Quand l’infini grand s’invite à la Vidondée
À Riddes, la Vidondée a troqué les pinceaux pour les étoiles. En marge de l’exposition dédiée à Jean-Paul Faisant, une conférence de l’astrophysicienne Roya Mohayaee a plongé le public dans les grandes énigmes de l’univers, de la matière noire à la destinée cosmique.

Mercredi soir, la Vidondée accueillait un dialogue entre art et astrophysique. En parallèle de l’exposition consacrée à Jean-Paul Faisant, figure valaisanne passionnée par l’espace, Roya Mohayaee, directrice de recherche à l’Institut d’astrophysique de Paris, a été invitée à décrypter les mystères de l’univers. La scientifique confie avoir découvert l’œuvre du peintre il y a un an à peine, mais en avoir retiré un véritable enseignement : "c'était un très grand peintre, très imaginaire, visionnaire.
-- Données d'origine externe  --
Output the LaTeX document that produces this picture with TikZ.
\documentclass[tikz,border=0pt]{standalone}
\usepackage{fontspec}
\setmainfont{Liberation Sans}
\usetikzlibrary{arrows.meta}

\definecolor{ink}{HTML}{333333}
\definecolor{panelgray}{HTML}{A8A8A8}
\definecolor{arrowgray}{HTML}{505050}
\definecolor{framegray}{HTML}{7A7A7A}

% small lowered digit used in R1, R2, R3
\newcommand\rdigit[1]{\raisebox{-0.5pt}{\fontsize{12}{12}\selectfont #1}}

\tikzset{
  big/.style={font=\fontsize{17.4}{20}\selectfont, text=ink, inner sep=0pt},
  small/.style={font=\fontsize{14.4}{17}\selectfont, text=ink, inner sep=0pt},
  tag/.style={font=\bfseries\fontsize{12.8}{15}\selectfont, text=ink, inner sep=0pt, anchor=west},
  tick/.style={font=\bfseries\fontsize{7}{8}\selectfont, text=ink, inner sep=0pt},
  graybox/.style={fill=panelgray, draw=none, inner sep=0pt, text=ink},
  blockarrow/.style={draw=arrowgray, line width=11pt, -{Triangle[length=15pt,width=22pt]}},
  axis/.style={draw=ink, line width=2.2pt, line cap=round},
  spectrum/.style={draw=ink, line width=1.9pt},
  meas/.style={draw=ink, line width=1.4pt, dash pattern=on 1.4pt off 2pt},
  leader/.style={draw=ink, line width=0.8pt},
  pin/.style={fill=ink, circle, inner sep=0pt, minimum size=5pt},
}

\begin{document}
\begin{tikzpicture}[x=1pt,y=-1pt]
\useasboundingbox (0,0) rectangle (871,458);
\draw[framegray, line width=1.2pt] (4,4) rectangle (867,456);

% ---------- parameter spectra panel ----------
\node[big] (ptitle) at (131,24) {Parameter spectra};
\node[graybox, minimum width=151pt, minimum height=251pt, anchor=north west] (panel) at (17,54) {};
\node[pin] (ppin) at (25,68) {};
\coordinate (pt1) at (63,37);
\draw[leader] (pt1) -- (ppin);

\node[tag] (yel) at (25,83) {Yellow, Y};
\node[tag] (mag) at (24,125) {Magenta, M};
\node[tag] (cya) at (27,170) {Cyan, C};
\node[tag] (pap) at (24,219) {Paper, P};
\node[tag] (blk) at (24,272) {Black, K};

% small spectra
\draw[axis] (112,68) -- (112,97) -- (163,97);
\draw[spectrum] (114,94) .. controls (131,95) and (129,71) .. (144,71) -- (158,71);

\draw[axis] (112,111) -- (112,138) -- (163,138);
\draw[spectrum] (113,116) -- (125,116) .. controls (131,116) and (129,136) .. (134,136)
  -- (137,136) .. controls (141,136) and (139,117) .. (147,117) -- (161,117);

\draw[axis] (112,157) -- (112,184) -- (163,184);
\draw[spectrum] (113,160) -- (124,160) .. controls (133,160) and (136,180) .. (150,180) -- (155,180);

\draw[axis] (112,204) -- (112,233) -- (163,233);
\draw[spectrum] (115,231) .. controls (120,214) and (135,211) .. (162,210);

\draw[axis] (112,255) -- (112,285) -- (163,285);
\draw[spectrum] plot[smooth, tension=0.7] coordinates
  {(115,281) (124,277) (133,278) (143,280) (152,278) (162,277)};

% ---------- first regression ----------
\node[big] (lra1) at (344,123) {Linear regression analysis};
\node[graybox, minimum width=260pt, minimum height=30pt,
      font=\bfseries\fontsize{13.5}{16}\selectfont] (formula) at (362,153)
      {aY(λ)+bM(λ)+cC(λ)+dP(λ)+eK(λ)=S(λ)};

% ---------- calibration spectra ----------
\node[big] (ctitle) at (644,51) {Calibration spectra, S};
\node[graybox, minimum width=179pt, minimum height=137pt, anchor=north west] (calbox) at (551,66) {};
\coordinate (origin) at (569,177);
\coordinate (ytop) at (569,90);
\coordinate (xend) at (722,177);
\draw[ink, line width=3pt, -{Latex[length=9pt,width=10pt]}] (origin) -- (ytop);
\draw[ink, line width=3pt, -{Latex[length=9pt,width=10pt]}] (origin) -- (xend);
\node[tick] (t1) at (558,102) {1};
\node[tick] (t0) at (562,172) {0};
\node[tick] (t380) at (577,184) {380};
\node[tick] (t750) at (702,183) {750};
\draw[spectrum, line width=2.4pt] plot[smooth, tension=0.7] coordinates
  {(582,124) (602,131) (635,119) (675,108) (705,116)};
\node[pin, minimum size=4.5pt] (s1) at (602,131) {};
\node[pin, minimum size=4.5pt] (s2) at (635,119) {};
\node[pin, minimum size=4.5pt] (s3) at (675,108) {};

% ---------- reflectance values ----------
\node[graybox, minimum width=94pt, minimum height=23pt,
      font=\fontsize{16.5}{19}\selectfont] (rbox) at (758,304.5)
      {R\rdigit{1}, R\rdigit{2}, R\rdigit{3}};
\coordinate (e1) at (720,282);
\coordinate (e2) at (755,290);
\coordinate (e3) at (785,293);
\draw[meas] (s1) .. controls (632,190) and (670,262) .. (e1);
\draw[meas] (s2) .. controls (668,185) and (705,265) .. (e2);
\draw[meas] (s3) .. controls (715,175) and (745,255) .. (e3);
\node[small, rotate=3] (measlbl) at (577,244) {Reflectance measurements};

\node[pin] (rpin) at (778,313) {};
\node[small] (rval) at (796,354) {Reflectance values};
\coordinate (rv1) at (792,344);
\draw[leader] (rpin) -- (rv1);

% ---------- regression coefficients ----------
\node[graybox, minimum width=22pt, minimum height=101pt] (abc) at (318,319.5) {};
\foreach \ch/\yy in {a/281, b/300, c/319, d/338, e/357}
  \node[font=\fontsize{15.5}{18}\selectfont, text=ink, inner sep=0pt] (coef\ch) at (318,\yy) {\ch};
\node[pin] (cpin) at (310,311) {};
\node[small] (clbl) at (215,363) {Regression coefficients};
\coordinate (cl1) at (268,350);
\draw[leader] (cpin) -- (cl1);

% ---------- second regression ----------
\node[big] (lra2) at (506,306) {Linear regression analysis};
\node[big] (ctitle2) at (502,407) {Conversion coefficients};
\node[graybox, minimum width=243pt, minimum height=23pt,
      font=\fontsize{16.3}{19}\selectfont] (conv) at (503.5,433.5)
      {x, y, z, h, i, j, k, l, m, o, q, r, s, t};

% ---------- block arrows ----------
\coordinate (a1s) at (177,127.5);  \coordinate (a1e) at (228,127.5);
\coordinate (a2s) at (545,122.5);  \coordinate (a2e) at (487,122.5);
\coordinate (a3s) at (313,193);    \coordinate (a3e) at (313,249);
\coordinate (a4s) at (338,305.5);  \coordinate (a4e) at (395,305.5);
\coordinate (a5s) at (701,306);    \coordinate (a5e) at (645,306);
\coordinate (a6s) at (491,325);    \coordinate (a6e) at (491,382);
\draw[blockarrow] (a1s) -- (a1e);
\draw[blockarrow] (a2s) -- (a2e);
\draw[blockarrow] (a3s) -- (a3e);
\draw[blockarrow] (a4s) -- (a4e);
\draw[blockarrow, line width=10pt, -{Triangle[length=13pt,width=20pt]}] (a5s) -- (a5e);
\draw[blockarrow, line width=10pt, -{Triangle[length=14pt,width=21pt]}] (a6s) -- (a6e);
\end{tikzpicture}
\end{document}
Il avait un monde dans lequel il voyait les choses que nous, on ne voit pas." Certaines de ses toiles, comme celle consacrée à l’explosion de la supernova de 1987, résonnent directement avec les grands événements qui marquent la recherche contemporaine.
Gravité, expansion, matière noire : les piliers du mystère
Au cours de son intervention, Roya Mohayaee a retracé plusieurs jalons fondamentaux de l’astrophysique moderne. Les étoiles, tout d’abord, représentent un champ désormais relativement bien balisé : "on a les modèles qui expliquent très bien comment une étoile est née. Et on peut aussi prédire quel sera le destin d’une étoile. Globalement, on comprend bien la naissance et la mort d’une étoile."
L’univers lui-même, en revanche, reste marqué par des dynamiques plus complexes. Roya Mohayaee rappelle que son expansion est un phénomène observé : "les galaxies sont en train de s’éloigner de nous. Et si vous regardez les galaxies plus lointaines, elles s’éloignent avec une vitesse plus grande encore."
Un cadre d’analyse encore plus déroutant émerge lorsqu’on aborde la matière noire et l’énergie noire, qui constitueraient 98 % de l’univers, mais demeurent à ce jour insaisissables : "on ne l’a pas encore détectée. Ça, c’est un des plus grands défis de la physique aujourd’hui."
Un savoir en mouvement, une rupture attendue
Malgré des avancées majeures, la compréhension de l’univers reste partielle et sujette à débats. Certaines lois sont aujourd’hui bien établies, comme celles formulées par Einstein : "la relativité générale, dans l’échelle des systèmes solaires, ça marche super bien. Ça explique super bien les dynamiques des systèmes solaires." Mais ce même cadre théorique ne fait plus l’unanimité à l’échelle du cosmos.
Roya Mohayaee évoque les tensions qui persistent : "il y a, sur certaines questions, un consensus. Et sur d’autres, il y a différentes théories rivales." Deux grandes théories structurent la physique actuelle, la relativité générale et la physique quantique, mais elles demeurent incompatibles : "infiniment petit et infiniment grand, il y a deux théories qui ne collent pas ensemble." La scientifique place ainsi ses espoirs dans une future percée : "c’est exactement ça qu’on espère. Pour le moment, tout est ouvert."
Poser les grandes questions pour comprendre l’humanité
Pour Roya Mohayaee, la recherche en astrophysique ne se limite pas à une quête de données. Elle s’inscrit dans une ambition plus vaste : celle de comprendre notre place dans le monde. "Faire la connaissance de notre univers est la question fondamentale. C’est ça que fait la civilisation humaine", affirme-t-elle. Interrogée sur l’utilité concrète de son travail, elle répond sans détour : "ce ne sont pas les petites choses qui nous inquiètent quotidiennement qui intéresse la civilisation humaine. C’est le besoin des humains de comprendre d’où ils viennent et où ils vont." Elle insiste sur l’importance de ne pas se laisser intimider par la complexité apparente des choses : "il ne faut pas avoir peur. Il faut toujours poser la question." Pour elle, l’astrophysique offre une forme de recul, presque thérapeutique, face aux angoisses quotidiennes. "On voit que dans cet univers immense, nous sommes juste un grain de poussière. Donc il ne faut pas s’inquiéter pour les petites choses qu’on fait quotidiennement."